Vacinação de adolescentes
Na Nota Técnica nº 36, divulgada no site do Ministério da Saúde no início de setembro, o órgão recomendou que estados e municípios iniciassem a vacinação de adolescentes com deficiência permanente e comorbidades no dia 15 de setembro.
De acordo com o documento, após a imunização desse grupo, as unidades federativas poderiam, então, vacinar os jovens saudáveis.
Levantamento realizado pelo Metrópoles mostra que 18 capitais e o Distrito Federal não seguiram a recomendação do governo federal e iniciaram a imunização de jovens sem comorbidades antes do previsto.

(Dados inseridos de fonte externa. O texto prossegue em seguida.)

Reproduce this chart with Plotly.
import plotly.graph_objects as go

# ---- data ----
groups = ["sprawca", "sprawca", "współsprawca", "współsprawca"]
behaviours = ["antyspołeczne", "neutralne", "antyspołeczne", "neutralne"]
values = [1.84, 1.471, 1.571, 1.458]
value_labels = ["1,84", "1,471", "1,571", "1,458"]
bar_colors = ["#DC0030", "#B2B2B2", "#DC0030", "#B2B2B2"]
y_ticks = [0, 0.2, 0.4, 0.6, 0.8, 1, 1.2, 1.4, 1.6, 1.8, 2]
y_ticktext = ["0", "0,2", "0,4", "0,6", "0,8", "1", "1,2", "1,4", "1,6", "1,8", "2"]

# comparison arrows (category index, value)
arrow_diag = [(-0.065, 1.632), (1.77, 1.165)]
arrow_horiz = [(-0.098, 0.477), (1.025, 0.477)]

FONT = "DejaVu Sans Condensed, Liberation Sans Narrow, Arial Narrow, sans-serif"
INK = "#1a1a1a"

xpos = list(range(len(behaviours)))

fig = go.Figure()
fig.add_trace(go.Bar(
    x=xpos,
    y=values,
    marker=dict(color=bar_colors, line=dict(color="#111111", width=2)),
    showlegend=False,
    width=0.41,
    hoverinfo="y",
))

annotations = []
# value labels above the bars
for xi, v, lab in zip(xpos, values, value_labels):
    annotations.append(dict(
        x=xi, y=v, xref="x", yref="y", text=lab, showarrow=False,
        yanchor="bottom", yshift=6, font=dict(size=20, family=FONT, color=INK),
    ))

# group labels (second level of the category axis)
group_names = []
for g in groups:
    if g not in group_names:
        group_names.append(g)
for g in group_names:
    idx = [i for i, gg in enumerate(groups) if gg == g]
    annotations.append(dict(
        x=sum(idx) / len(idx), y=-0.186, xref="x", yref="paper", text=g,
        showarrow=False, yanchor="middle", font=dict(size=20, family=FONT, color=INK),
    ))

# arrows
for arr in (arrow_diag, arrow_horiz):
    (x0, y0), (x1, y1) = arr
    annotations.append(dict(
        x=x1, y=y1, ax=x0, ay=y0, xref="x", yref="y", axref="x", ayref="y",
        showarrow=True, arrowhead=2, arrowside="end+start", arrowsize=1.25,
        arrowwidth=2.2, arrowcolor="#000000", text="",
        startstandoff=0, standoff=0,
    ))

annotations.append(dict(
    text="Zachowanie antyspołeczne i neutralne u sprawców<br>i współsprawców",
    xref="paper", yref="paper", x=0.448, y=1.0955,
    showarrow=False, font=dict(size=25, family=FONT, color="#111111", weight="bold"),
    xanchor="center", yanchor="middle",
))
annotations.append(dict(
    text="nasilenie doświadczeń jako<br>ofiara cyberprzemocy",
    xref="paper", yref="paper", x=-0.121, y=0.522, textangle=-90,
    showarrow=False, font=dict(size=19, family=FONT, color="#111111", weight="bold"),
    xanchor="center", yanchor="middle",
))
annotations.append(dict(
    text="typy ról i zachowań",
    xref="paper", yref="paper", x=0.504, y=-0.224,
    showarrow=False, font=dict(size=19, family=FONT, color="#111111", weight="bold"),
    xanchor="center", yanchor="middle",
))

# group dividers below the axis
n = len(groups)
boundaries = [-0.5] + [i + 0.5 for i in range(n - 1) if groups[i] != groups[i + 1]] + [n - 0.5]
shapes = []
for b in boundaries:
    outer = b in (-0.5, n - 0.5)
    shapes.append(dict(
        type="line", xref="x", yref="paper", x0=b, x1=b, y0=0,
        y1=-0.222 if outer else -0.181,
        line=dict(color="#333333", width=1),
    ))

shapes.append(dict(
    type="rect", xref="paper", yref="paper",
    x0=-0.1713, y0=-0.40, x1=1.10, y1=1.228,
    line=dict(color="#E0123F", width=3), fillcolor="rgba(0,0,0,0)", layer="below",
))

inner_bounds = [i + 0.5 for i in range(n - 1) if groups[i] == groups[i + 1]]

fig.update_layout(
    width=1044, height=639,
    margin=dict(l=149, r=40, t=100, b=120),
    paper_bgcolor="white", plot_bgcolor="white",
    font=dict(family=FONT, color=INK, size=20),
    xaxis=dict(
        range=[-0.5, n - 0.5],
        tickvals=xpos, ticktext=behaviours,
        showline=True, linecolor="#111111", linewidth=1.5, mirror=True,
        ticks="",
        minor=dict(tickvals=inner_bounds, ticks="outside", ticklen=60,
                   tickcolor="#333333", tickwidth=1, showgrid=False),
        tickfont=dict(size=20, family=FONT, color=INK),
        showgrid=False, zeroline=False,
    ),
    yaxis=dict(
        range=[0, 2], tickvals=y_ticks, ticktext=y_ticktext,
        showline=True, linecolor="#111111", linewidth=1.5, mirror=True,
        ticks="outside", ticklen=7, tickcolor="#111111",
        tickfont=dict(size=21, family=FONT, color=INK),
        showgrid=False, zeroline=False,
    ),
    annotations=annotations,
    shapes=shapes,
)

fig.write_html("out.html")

Essas unidades federativas contavam com doses suficientes em estoque e decidiram dar continuidade à campanha de vacinação por faixa etária, conforme permitiu o governo em maio.
Na última sexta-feira (17/9), 17 capitais decidiram manter a campanha de aplicação do imunobiológico em adolescentes, mesmo com a suspensão recomendada pelo Ministério da Saúde.
Falta de articulação
Anamélia Lorenzetti Boccca, doutora em imunologia básica e aplicada e professora da Universidade de Brasília (UnB), avalia que o governo federal precisa realizar uma articulação mais intensa com estados e municípios para garantir o funcionamento correto da campanha de vacinação.

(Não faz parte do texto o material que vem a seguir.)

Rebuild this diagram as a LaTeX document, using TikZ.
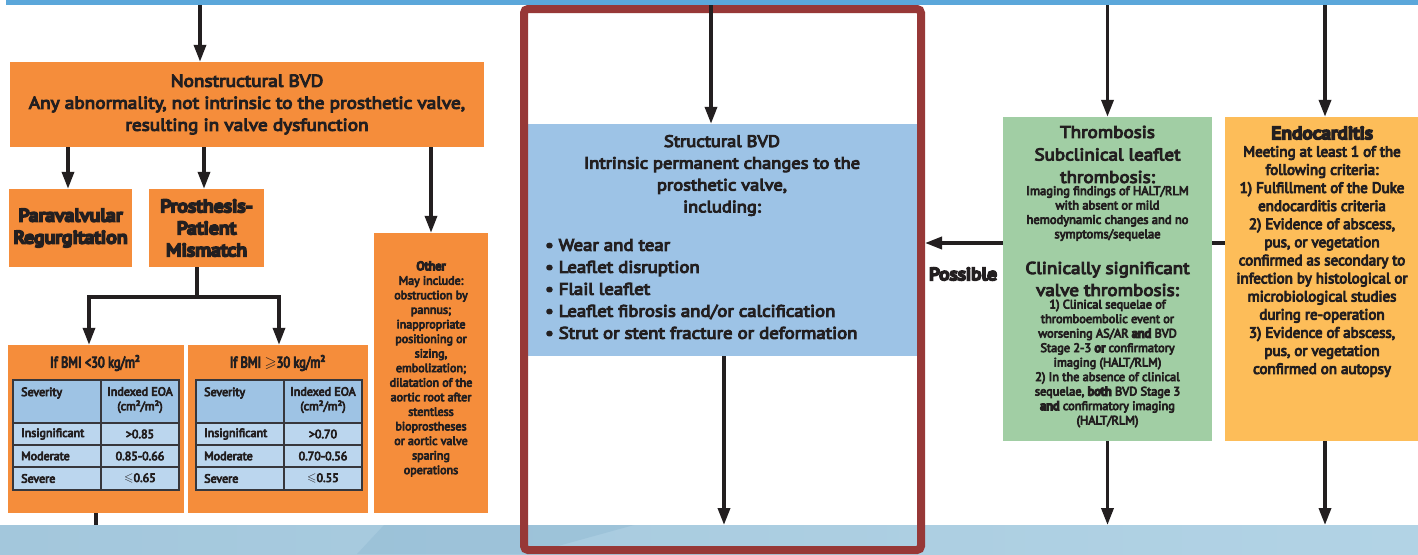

A docente afirma que o problema está presente no Ministério da Saúde desde a gestão do ex-ministro Eduardo Pazuello. Pontua ainda que, com a chegada de Queiroga, em março deste ano, houve maior aproximação com as unidades federativas. Questões políticas, no entanto, influenciaram negativamente o desenrolar do plano de vacinação, avalia a doutora.

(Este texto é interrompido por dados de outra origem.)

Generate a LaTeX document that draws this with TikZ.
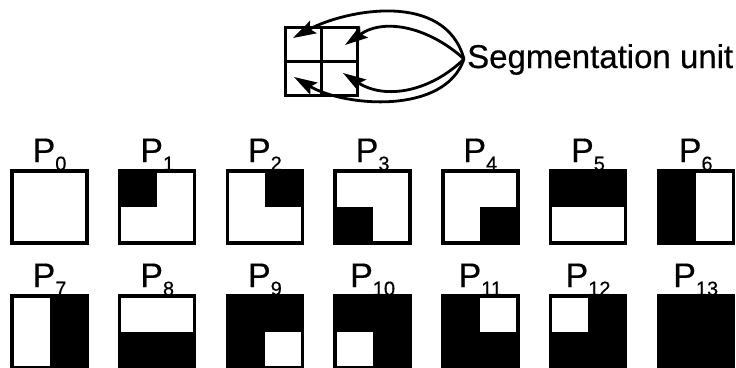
\documentclass[tikz,border=0pt]{standalone}
\usepackage{fontspec}
\setmainfont{Liberation Sans}[FakeBold=0.5]
\usetikzlibrary{arrows.meta,calc}
\newcommand\plab[1]{P\raisebox{-8.5pt}{\fontsize{20}{20}\selectfont #1}}
\begin{document}
\begin{tikzpicture}[x=1pt,y=-1pt,
  pbox/.style={draw, line width=3.4pt, minimum width=75pt, minimum height=72pt,
    inner sep=0pt, outer sep=0pt, anchor=north west, fill=#1},
  pbox/.default=white,
  plabel/.style={anchor=base, inner sep=0pt, font=\fontsize{34}{34}\selectfont},
  cell/.style={draw, line width=3pt, minimum width=36pt, minimum height=34pt, inner sep=0pt, outer sep=0pt},
  seg/.style={line width=2.8pt, -{Stealth[length=23pt,width=14pt,inset=4pt]}},
]
\useasboundingbox (0,0) rectangle (736,367);

% segmentation unit
\node[cell] (c1) at (303,44) {};
\node[cell] (c2) at (339,44) {};
\node[cell] (c3) at (303,78) {};
\node[cell] (c4) at (339,78) {};
\coordinate (conv) at (464,59);
\coordinate (t1) at (293,38);
\coordinate (t2) at (345,45);
\coordinate (t3) at (294,77);
\coordinate (t4) at (343,73);
\draw[seg] (conv) .. controls (445,-10) and (345,10) .. (t1);
\draw[seg] (conv) .. controls (430,28) and (385,17) .. (t2);
\draw[seg] (conv) .. controls (430,92) and (385,100) .. (t4);
\draw[seg] (conv) .. controls (445,115) and (345,107) .. (t3);
\node[anchor=base west, inner sep=0pt, font=\fontsize{33}{33}\selectfont] (su) at (467,68) {Segmentation unit};

% row 1
\node[pbox] (b0) at (12,171) {};
\node[pbox] (b1) at (119.7,171) {};
\node[pbox] (b2) at (227.4,171) {};
\node[pbox] (b3) at (335.1,171) {};
\node[pbox] (b4) at (442.8,171) {};
\node[pbox] (b5) at (550.5,171) {};
\node[pbox] (b6) at (658.2,171) {};
% row 2
\node[pbox] (b7) at (12,296) {};
\node[pbox] (b8) at (119.7,296) {};
\node[pbox=black] (b9) at (227.4,296) {};
\node[pbox=black] (b10) at (335.1,296) {};
\node[pbox=black] (b11) at (442.8,296) {};
\node[pbox=black] (b12) at (550.5,296) {};
\node[pbox=black] (b13) at (658.2,296) {};

% black parts
\fill (b1.north west) rectangle (b1.center);
\fill (b2.north east) rectangle (b2.center);
\fill (b3.south west) rectangle (b3.center);
\fill (b4.south east) rectangle (b4.center);
\fill (b5.north west) rectangle (b5.east);
\fill (b6.north west) rectangle (b6.south);
\fill (b7.north east) rectangle (b7.south);
\fill (b8.south west) rectangle (b8.east);
% white parts
\fill[white] ($(b9.south east)+(-1.7,-1.7)$) rectangle (b9.center);
\fill[white] ($(b10.south west)+(1.7,-1.7)$) rectangle (b10.center);
\fill[white] ($(b11.north east)+(-1.7,1.7)$) rectangle (b11.center);
\fill[white] ($(b12.north west)+(1.7,1.7)$) rectangle (b12.center);

% labels
\foreach \i in {0,...,13}{
  \node[plabel] (l\i) at ($(b\i.north)+(0,-9)$) {\plab{\i}};
}
\end{tikzpicture}
\end{document}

“O Ministério da Saúde precisa padronizar a campanha sem interferência política. Estamos vendo interferências muito grandes nessas decisões. Não só no ministério, mas por parte dos estados também”, assinala.
Outro exemplo da falta de articulação entre governo federal e estados é a aplicação da dose de reforço. A recomendação do Ministério da Saúde era de que a campanha tivesse início na última quarta-feira (15/9), para idosos de 70 anos ou mais.
Apesar da orientação da pasta, 16 capitais iniciaram a vacinação desse grupo antes da data prevista pelo governo federal. Além disso, algumas regiões alteraram o público-alvo da dose de reforço e reduziram a idade determinada.
O estado de São Paulo, por exemplo, anunciou que vai imunizar idosos de 60 anos ou mais, e permitiu que municípios utilizem a vacina Coronavac para a aplicação do reforço — indo contra a determinação do Ministério da Saúde de “reforço heterólogo”, com uso de um imunizante diferente do primeiro aplicado. Como a maior parte dos idosos foi vacinada no início da campanha nacional, receberam Coronavac. O ministério, então, agora sugere priorizar na terceira dose a vacina da Pfizer, com possibilidade de uso da AstraZeneca e da Janssen.
“Os estados que fazem uma oposição maior ao governo federal estão diminuindo as idades para ampliar a cobertura da sua população. Não está certo um lado nem o outro. É preciso ter um alinhamento entre os planos”, salienta Anamélia.
Coordenação
A professora da UnB argumenta que a falta de um coordenador para o Plano Nacional de Imunizações (PNI) influencia intensamente nos conflitos entre governo federal e estados.
Atualmente, quem cuida da distribuição de vacinas contra a Covid-19 aos estados é a secretária extraordinária de Atenção à Covid-19, Rosana Leite de Melo.
O plano, no entanto, está sem coordenador desde julho deste ano, mês em que Franciele Fantinato pediu para deixar o cargo.
“O PNI tem fundamentos arraigados, bem definidos. No entanto, detalhes sobre a vacinação, no caso específico da Covid, demandam uma articulação. A falta de um nome pro PNI influencia nisso. A pessoa que era responsável pediu demissão porque não estava conseguindo implementar o que é básico”, destaca a doutora em imunologia.
Anamélia Lorenzetti Boccca afirma que os conflitos entre os governos federal e estaduais não comprometem a vacinação, mas atrasam a campanha.
“Ao final, vamos conseguir vacinar todo mundo. Mas os desentendimentos atrasam o processo, que poderia ser muito mais tranquilo, rápido e eficiente. Esse ruído está atrapalhando a vacinação em termos de agilidade e rapidez”, conclui.